COLLECTED DATA:
··········

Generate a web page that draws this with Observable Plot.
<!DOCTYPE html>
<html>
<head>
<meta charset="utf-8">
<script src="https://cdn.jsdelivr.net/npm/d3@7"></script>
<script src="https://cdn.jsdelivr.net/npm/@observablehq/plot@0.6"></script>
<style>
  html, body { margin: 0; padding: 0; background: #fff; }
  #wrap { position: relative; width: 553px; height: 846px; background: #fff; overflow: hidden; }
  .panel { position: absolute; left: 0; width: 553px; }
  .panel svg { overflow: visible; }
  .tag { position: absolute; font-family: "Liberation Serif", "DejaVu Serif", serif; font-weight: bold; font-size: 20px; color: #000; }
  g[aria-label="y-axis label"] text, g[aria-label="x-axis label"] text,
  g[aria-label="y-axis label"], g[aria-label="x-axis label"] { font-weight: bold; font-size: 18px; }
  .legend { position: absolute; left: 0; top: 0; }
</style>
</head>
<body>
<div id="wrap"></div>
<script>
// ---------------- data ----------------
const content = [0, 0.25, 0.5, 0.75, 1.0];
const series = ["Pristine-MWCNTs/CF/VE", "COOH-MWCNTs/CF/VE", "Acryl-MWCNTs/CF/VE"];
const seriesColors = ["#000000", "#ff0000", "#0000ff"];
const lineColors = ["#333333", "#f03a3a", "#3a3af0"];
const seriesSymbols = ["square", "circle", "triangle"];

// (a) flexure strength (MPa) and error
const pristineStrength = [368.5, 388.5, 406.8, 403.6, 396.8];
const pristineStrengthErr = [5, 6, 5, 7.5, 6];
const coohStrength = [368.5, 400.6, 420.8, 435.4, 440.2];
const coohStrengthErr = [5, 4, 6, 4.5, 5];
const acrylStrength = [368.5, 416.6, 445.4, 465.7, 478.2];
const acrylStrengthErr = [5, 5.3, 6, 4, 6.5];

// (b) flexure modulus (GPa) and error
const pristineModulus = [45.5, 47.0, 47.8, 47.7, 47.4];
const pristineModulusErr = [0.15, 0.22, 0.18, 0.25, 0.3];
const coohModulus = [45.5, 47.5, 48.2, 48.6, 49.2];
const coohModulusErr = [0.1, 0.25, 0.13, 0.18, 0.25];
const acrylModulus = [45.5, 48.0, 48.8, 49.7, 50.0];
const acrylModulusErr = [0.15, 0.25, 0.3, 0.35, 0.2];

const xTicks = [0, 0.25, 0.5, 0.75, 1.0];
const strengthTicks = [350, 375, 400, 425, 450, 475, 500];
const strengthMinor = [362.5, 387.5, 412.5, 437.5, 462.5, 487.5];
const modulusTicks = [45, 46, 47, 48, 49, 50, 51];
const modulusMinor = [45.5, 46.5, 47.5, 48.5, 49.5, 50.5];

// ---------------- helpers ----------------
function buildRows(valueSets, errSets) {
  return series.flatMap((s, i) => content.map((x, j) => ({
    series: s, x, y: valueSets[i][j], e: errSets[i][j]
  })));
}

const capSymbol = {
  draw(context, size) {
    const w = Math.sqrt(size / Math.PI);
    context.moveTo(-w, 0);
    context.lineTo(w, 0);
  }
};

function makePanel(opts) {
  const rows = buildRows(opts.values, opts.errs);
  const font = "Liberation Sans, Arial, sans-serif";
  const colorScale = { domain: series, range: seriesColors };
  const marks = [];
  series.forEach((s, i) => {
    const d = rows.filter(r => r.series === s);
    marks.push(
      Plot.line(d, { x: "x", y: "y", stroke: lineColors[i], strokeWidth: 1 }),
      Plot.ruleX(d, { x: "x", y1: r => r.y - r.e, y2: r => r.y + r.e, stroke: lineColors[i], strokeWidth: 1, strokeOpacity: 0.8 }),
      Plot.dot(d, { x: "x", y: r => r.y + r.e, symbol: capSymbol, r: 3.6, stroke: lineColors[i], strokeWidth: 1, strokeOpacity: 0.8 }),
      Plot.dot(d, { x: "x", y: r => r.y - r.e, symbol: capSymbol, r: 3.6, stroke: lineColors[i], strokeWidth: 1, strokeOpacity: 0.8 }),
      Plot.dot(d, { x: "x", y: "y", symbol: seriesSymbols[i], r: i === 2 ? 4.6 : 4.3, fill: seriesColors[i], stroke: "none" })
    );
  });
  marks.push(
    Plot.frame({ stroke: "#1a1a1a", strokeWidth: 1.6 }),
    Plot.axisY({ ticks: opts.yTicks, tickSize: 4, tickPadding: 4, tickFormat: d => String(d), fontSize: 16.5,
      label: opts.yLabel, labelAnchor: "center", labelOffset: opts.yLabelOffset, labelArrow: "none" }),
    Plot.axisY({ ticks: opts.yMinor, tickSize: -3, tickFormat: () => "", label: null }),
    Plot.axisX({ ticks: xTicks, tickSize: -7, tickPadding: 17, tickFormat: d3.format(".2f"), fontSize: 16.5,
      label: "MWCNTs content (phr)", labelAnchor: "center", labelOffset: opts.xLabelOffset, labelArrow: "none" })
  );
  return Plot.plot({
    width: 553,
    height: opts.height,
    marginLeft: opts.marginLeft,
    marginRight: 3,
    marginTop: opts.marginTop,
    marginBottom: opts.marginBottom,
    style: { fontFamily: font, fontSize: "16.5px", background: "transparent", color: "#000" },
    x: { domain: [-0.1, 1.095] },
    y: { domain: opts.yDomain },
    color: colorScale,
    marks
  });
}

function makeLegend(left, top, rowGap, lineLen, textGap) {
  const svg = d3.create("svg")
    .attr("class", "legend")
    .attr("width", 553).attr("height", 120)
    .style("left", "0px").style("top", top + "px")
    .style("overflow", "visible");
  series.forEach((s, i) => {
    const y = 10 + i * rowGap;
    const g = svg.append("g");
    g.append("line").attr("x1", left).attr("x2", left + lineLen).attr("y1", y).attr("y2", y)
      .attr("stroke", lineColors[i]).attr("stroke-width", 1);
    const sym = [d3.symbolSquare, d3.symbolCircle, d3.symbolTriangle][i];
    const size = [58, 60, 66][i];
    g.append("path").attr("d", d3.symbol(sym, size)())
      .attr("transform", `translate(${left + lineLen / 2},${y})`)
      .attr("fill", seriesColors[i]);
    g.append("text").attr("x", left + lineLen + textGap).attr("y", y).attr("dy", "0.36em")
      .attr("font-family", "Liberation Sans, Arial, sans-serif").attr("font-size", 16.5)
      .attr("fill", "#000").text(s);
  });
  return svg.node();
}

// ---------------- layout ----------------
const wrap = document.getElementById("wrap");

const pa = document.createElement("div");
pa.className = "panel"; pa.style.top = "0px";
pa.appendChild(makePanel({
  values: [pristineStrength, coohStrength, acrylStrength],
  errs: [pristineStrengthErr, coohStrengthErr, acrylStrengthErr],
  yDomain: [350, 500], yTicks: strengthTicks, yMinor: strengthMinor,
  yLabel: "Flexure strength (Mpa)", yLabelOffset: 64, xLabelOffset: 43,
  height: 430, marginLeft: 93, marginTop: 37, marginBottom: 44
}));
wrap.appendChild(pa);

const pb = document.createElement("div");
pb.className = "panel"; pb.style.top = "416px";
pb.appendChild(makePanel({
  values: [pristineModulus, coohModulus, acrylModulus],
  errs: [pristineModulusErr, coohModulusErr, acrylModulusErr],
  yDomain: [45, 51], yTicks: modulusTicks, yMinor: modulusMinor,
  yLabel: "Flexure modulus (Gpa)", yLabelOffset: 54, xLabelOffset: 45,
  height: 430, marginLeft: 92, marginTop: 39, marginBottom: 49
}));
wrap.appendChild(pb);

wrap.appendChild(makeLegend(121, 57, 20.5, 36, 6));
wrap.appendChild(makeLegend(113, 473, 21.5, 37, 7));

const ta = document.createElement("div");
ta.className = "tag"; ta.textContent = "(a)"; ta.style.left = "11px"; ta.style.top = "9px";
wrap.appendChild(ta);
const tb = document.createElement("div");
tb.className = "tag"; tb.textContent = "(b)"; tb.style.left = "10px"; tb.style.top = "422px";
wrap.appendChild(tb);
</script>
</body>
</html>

··········

SHORT TASK:
Everything from the first line above up to and including the line that contains "const acrylStrengthErr = [5, 5.3, 6, 4, 6.5];" should be printed exactly; please print only that.

COMPLETED TASK:
Generate a web page that draws this with Observable Plot.
<!DOCTYPE html>
<html>
<head>
<meta charset="utf-8">
<script src="https://cdn.jsdelivr.net/npm/d3@7"></script>
<script src="https://cdn.jsdelivr.net/npm/@observablehq/plot@0.6"></script>
<style>
  html, body { margin: 0; padding: 0; background: #fff; }
  #wrap { position: relative; width: 553px; height: 846px; background: #fff; overflow: hidden; }
  .panel { position: absolute; left: 0; width: 553px; }
  .panel svg { overflow: visible; }
  .tag { position: absolute; font-family: "Liberation Serif", "DejaVu Serif", serif; font-weight: bold; font-size: 20px; color: #000; }
  g[aria-label="y-axis label"] text, g[aria-label="x-axis label"] text,
  g[aria-label="y-axis label"], g[aria-label="x-axis label"] { font-weight: bold; font-size: 18px; }
  .legend { position: absolute; left: 0; top: 0; }
</style>
</head>
<body>
<div id="wrap"></div>
<script>
// ---------------- data ----------------
const content = [0, 0.25, 0.5, 0.75, 1.0];
const series = ["Pristine-MWCNTs/CF/VE", "COOH-MWCNTs/CF/VE", "Acryl-MWCNTs/CF/VE"];
const seriesColors = ["#000000", "#ff0000", "#0000ff"];
const lineColors = ["#333333", "#f03a3a", "#3a3af0"];
const seriesSymbols = ["square", "circle", "triangle"];

// (a) flexure strength (MPa) and error
const pristineStrength = [368.5, 388.5, 406.8, 403.6, 396.8];
const pristineStrengthErr = [5, 6, 5, 7.5, 6];
const coohStrength = [368.5, 400.6, 420.8, 435.4, 440.2];
const coohStrengthErr = [5, 4, 6, 4.5, 5];
const acrylStrength = [368.5, 416.6, 445.4, 465.7, 478.2];
const acrylStrengthErr = [5, 5.3, 6, 4, 6.5];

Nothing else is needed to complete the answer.